Warum wehren sich die Schwestern so vehement dagegen, sich einfach als Täterkinder zu bekennen?

Ich denke, der Film zeigt, dass das eben nicht einfach ist! Oder kennen Sie irgendjemanden, der diesen Schritt so ohne weiteres getan hat? Was 2 oder 3 Dinge, die ich von ihm weiß auch sehr deutlich zeigt, ist die zentrale, ja steuernde Rolle der Mütter. Welche Möglichkeiten hatte Maltes Mutter nach 1945 oder 1947, nachdem der Vater durch Strangulation hingerichtet wurde? Sie besaß zwei Möglichkeiten, entweder die Witwe eines Kriegsverbrechers zu sein oder die Witwe eines Helden.

 

Und da hat sie sich natürlich dafür entschieden, die Witwe eines Helden zu sein. Und mit diesem Glauben, er sei ein Held gewesen, hat sie auch ihre Kinder, vor allem ihre Töchter, bis in deren Innerstes geprägt. In diesem Fernsehinterview, das Christian Geisler 1978 mit ihr geführt hat, wird ja deutlich, dass sich ihre Sichtweise bis zu diesem Zeitpunkt erhalten hat. In diesem Gespräch erinnert sie sich eigentlich nicht, sie wickelt ihn mit ihrem großbürgerlichen Charme ein. Das war für mich persönlich das ebenso Schockierende wie Aufschlussreiche an diesem Material, dass sie selbst 30 Jahre später nicht einen Funken von Mitleid zeigen kann oder auch nur ansatzweise äußert, dass es vielleicht Sachen gab, die nicht richtig waren. Nein, sie erinnert sich, dass sie damals einmal gedacht hat: "Wir hätten die Juden alle einsperren sollen, weil sie uns aus dem Ausland so sehr schaden", und diese Haltung ist in ihr immer gegenwärtig geblieben.

 

Wäre es denkbar gewesen, dass die Schwestern mit nach Bratislava gekommen wären?

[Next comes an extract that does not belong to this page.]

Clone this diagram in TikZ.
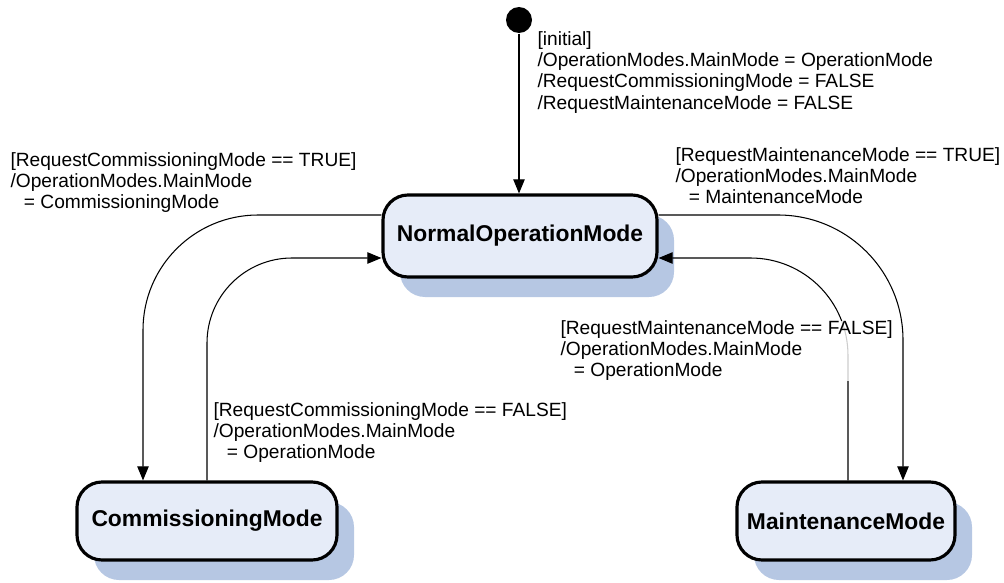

Natürlich haben wir versucht, sie davon zu überzeugen, mit uns gemeinsam nach Bratislava zu fahren. Wir wollten mit ihnen einen kleinen Spaziergang durch das Viertel machen, in dem sie aufgewachsen sind, und wir wollten auch auf den Friedhof gehen, auf dem ihr Vater liegt. Das hat sich aber als absolut unrealisierbar herausgestellt.

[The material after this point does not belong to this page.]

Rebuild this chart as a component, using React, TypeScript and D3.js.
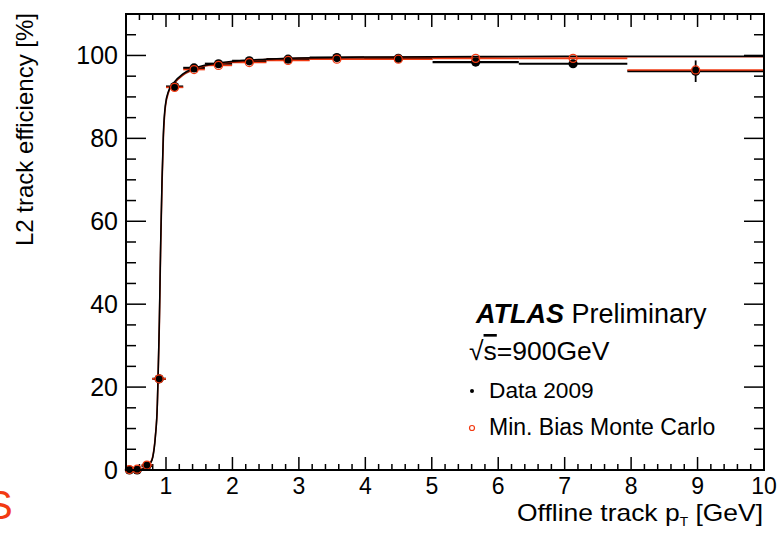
import React from "react";
import * as d3 from "d3";

// Bin edges (log-spaced, GeV)
const binEdges = [0.398, 0.501, 0.631, 0.794, 1.0, 1.259, 1.585, 1.995, 2.512, 3.162, 3.981, 5.012, 6.31, 7.943, 10.0];
// Data 2009 efficiency [%] and errors
const dataEff = [0.0, 0.0, 1.0, 22.0, 92.5, 97.0, 98.0, 98.7, 99.1, 99.5, 99.3, 98.4, 98.0, 96.2];
const dataErr = [0.2, 0.2, 0.3, 1.0, 0.6, 0.3, 0.3, 0.3, 0.3, 0.3, 0.4, 0.6, 0.9, 2.6];
// Min. Bias Monte Carlo efficiency [%]
const mcEff = [0.1, 0.2, 1.2, 22.0, 92.3, 96.6, 97.6, 98.3, 98.8, 99.1, 99.1, 99.3, 99.3, 96.5];

// Fit curves
const fitPt = [0.4, 0.6, 0.7, 0.76, 0.8, 0.84, 0.87, 0.88, 0.9, 0.92, 0.94, 0.96, 0.99, 1.04, 1.12, 1.25, 1.4, 1.6, 2.0, 2.5, 3.0, 4.0, 5.0, 7.0, 10.0];
const fitEffData = [0.0, 0.1, 0.5, 1.5, 3.0, 8.0, 16, 22, 36, 55, 70, 81, 88, 91.5, 93.5, 95.5, 96.8, 97.7, 98.6, 99.1, 99.4, 99.6, 99.7, 99.8, 99.8];
const fitEffMC = [0.0, 0.1, 0.6, 1.6, 3.2, 8.2, 16, 22, 35, 54, 69, 80, 87.5, 91.2, 93.2, 95.2, 96.5, 97.5, 98.4, 99.0, 99.3, 99.5, 99.6, 99.7, 99.7];

const xTickLabels = [1, 2, 3, 4, 5, 6, 7, 8, 9, 10];
const yTickLabels = [0, 20, 40, 60, 80, 100];

const RED = "#f23a12";
const FONT = "'Liberation Sans', Arial, Helvetica, sans-serif";

export default function App() {
  const W = 780, H = 538;
  const L = 126, R = 764, T = 14, B = 470;
  const x = d3.scaleLinear().domain([0.398, 10]).range([L, R]);
  const y = d3.scaleLinear().domain([0, 110]).range([B, T]);

  const bins = dataEff.map((v, i) => ({
    lo: binEdges[i],
    hi: binEdges[i + 1],
    c: (binEdges[i] + binEdges[i + 1]) / 2,
    d: v,
    e: dataErr[i],
    m: mcEff[i],
  }));

  const mkPath = (vals: number[]) =>
    d3
      .line<number>()
      .x((_, i) => x(fitPt[i]))
      .y((v) => y(v))
      .curve(d3.curveMonotoneX)(vals) || "";
  const dataPath = mkPath(fitEffData);
  const mcPath = mkPath(fitEffMC);

  const xMinor = d3.range(0.4, 10.001, 0.2).filter((v) => Math.abs(v - Math.round(v)) > 1e-6);
  const yMinor = d3.range(0, 110.001, 5).filter((v) => v % 20 !== 0);
  const yMajor = d3.range(0, 110.001, 20);

  return (
    <svg width={W} height={H} style={{ position: "absolute", left: 0, top: 0, background: "#fff" }} fontFamily={FONT}>
      <rect x={0} y={0} width={W} height={H} fill="#fff" />
      {/* red cut-off letter */}
      <text x={-14} y={519} fontSize={40} fill={RED}>S</text>

      {/* ticks */}
      <g stroke="#000" strokeWidth={1.5}>
        {xTickLabels.map((v) => (
          <g key={"xM" + v}>
            <line x1={x(v)} x2={x(v)} y1={B} y2={B - 13} />
            <line x1={x(v)} x2={x(v)} y1={T} y2={T + 13} />
          </g>
        ))}
        {xMinor.map((v, i) => (
          <g key={"xm" + i}>
            <line x1={x(v)} x2={x(v)} y1={B} y2={B - 6} />
            <line x1={x(v)} x2={x(v)} y1={T} y2={T + 6} />
          </g>
        ))}
        {yMajor.map((v) => (
          <g key={"yM" + v}>
            <line x1={L} x2={L + 20} y1={y(v)} y2={y(v)} />
            <line x1={R} x2={R - 20} y1={y(v)} y2={y(v)} />
          </g>
        ))}
        {yMinor.map((v) => (
          <g key={"ym" + v}>
            <line x1={L} x2={L + 10} y1={y(v)} y2={y(v)} />
            <line x1={R} x2={R - 10} y1={y(v)} y2={y(v)} />
          </g>
        ))}
      </g>

      {/* tick labels */}
      <g fontSize={23} fill="#000">
        {xTickLabels.map((v) => (
          <text key={"xl" + v} x={x(v)} y={494} textAnchor="middle">{v}</text>
        ))}
      </g>
      <g fontSize={25} fill="#000">
        {yTickLabels.map((v) => (
          <text key={"yl" + v} x={118} y={y(v) + 9} textAnchor="end">{v}</text>
        ))}
      </g>

      {/* axis titles */}
      <text transform="translate(763,521) scale(1.15,1)" x={0} y={0} fontSize={23} textAnchor="end" fill="#000">
        Offline track p<tspan fontSize={12} dy={5}>T</tspan><tspan dy={-5}> [GeV]</tspan>
      </text>
      <text transform="translate(33,13) rotate(-90)" fontSize={24} textAnchor="end" fill="#000">
        L2 track efficiency [%]
      </text>

      {/* data bars */}
      <g stroke="#000" strokeWidth={2.2}>
        {bins.map((b, i) => (
          <g key={"db" + i}>
            <line x1={x(b.lo)} x2={x(b.hi)} y1={y(b.d)} y2={y(b.d)} />
            <line x1={x(b.c)} x2={x(b.c)} y1={y(b.d - b.e)} y2={y(b.d + b.e)} strokeWidth={1.8} />
          </g>
        ))}
      </g>
      {/* MC bars */}
      <g stroke={RED} strokeWidth={1.6}>
        {bins.map((b, i) => (
          <line key={"mb" + i} x1={x(b.lo)} x2={x(b.hi)} y1={y(b.m)} y2={y(b.m)} />
        ))}
      </g>

      {/* fit curves */}
      <path d={mcPath} fill="none" stroke="#a01a00" strokeWidth={1.6} />
      <path d={dataPath} fill="none" stroke="#000" strokeWidth={1.5} />

      {/* data markers */}
      {bins.map((b, i) => (
        <circle key={"dc" + i} cx={x(b.c)} cy={y(b.d)} r={4.6} fill="#000" />
      ))}
      {/* MC markers */}
      {bins.map((b, i) => (
        <circle key={"mc" + i} cx={x(b.c)} cy={y(b.m)} r={4} fill="none" stroke={RED} strokeWidth={1.3} />
      ))}

      {/* frame */}
      <rect x={L} y={T} width={R - L} height={B - T} fill="none" stroke="#000" strokeWidth={2} />

      {/* legend */}
      <text x={476} y={323} fontSize={27} fill="#000">
        <tspan fontWeight="bold" fontStyle="italic">ATLAS</tspan> Preliminary
      </text>
      <text x={469} y={360} fontSize={26.5} fill="#000">
        √<tspan textDecoration="overline" style={{ textDecoration: "overline" }}>s</tspan>=900GeV
      </text>
      <circle cx={472} cy={391} r={2} fill="#000" />
      <text x={489} y={398} fontSize={22.7} fill="#000">Data 2009</text>
      <circle cx={472} cy={428} r={2.5} fill="none" stroke={RED} strokeWidth={1.2} />
      <text x={489} y={435} fontSize={23} fill="#000">Min. Bias Monte Carlo</text>
    </svg>
  );
}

Am Ende des Films steht Malte dann allein am Grab. Das ist traurig, aber immerhin ist es ihm gelungen, diesen Schritt zu machen, und immerhin hat er seine Neffen und Nichten befragt, und die hatten alle die Möglichkeit, sich zu äußern. Es existiert eine ungeheure Dynamik in der Familie.

 

Das heißt, es ist etwas aufgebrochen, und die nachfolgenden Generationen werden dann wählen können zwischen der Interpretation von Barbel und der Interpretation von Malte, und allein dafür hat sich diese Arbeit gelohnt. Wie sagt Astrid, die Tochter von Maltes verstorbenem Bruder so schön im Film: "Ich mache das hier für meinen Sohn. Ich möchte nicht, dass er sein ganzes Leben immer versucht, irgend etwas herauszufinden und nicht weiß, woran er ist, wie ich das tun musste."

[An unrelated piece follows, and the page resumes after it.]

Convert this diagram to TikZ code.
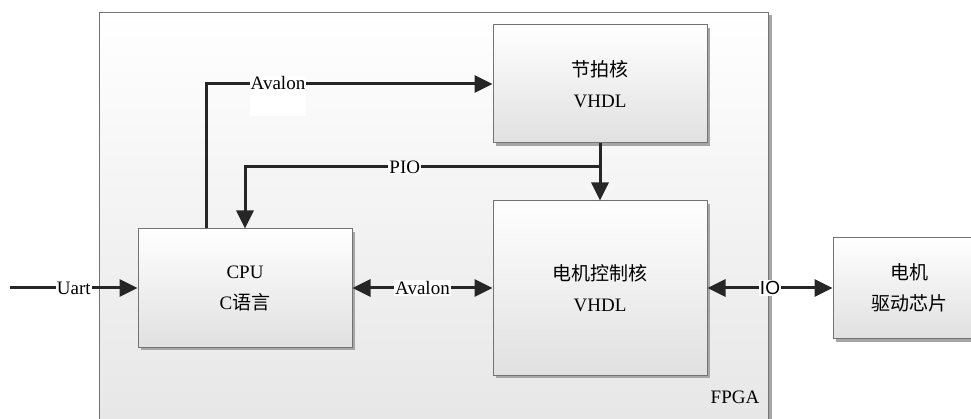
\documentclass[tikz,border=0pt]{standalone}
\usepackage{fontspec}
\setmainfont{Liberation Serif}
\setsansfont{Liberation Sans}
\newfontfamily\cjk{Noto Sans CJK SC}
\usetikzlibrary{arrows.meta,positioning,shadows}

\begin{document}
\begin{tikzpicture}[
  x=1pt, y=-1pt,
  >={Triangle[length=18pt,width=17pt]},
  font=\rmfamily\fontsize{19}{31}\selectfont,
  block/.style={draw=black!55, line width=1pt, align=center,
              top color=white, bottom color=black!12,
              drop shadow={shadow xshift=3pt, shadow yshift=-3pt,
                           fill=black!35, opacity=1}},
  arr/.style={->, line width=3pt, draw=black!85},
  biarr/.style={<->, line width=3pt, draw=black!85},
  lbl/.style={fill=white, inner sep=1pt, text=black},
]
\clip (0,0) rectangle (971,419);
\fill[white] (0,0) rectangle (971,419);

% FPGA region
\node[block, minimum width=669pt, minimum height=430pt, anchor=north west,
      top color=white, bottom color=black!10] (fpga) at (99,12) {};
\node (fpgalbl) at (735,397) {FPGA};

% blocks
\node[block, minimum width=214pt, minimum height=118pt] (tempo) at (600,84) {{\cjk 节拍核}\\VHDL};
\node[block, minimum width=214pt, minimum height=118pt] (cpu) at (245,288) {CPU\\C{\cjk 语言}};
\node[block, minimum width=214pt, minimum height=174pt] (motor) at (600,288) {{\cjk 电机控制核}\\VHDL};
\node[block, minimum width=152pt, minimum height=101pt] (driver) at (909,288) {{\cjk 电机}\\{\cjk 驱动芯片}};

\coordinate (uartin) at (10,288);
\coordinate (piojoin) at (600,167);

% connections
\draw[arr] (uartin) -- node[lbl] {Uart} (cpu);
\draw[arr] ([xshift=69pt]cpu.north west) |- node[pos=0.625, lbl, anchor=base,
      yshift=-6pt, text depth=25pt] {Avalon} (tempo.west);
\draw[arr] (tempo) -- (motor);
\draw[arr] (piojoin) -| node[pos=0.275, lbl] {PIO} (cpu.north);
\draw[biarr] (cpu) -- node[lbl] {Avalon} (motor);
\draw[biarr] (motor) -- node[lbl, font=\fontsize{19}{31}\sffamily] {IO} (driver);

\end{tikzpicture}
\end{document}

Hatten Sie das Gefühl gehabt, dass man bei den Ludins vielleicht auch in der Hoffnung lebt, dass diese alte Geschichte jetzt sechzig Jahre zurückliegt, also schon ziemlich weit weg ist. Und wenn das jetzt alles noch ein bisschen schlimm ist, dann lassen wir einfach zehn weitere Jahre vergehen, dann wird es sich hoffentlich von allein erledigt haben?

 

Natürlich ist es - nicht nur bei den Ludins - verbreitet, zu sagen: Ich will damit jetzt endlich nichts mehr zu tun haben! Das klingt, als hätte man sich jahrelang intensiv damit auseinandergesetzt. Tatsächlich ist es ja aber so, dass die, die so etwas sagen, sich in den meisten Fällen dieser Auseinandersetzung noch nie gestellt haben. Ich denke, das Ausmaß der Hitler-Katastrophe dokumentiert sich auch darin, dass ein beispielhaftes Schicksal wie das von Hanns Ludin noch heute, sechzig Jahre nach dem Ende des Krieges, unter seinen Kindern und deren Kindern eine akute und ganz kontroverse Rolle spielt. In Maltes Familie ist nichts erledigt und niemand hat vergessen.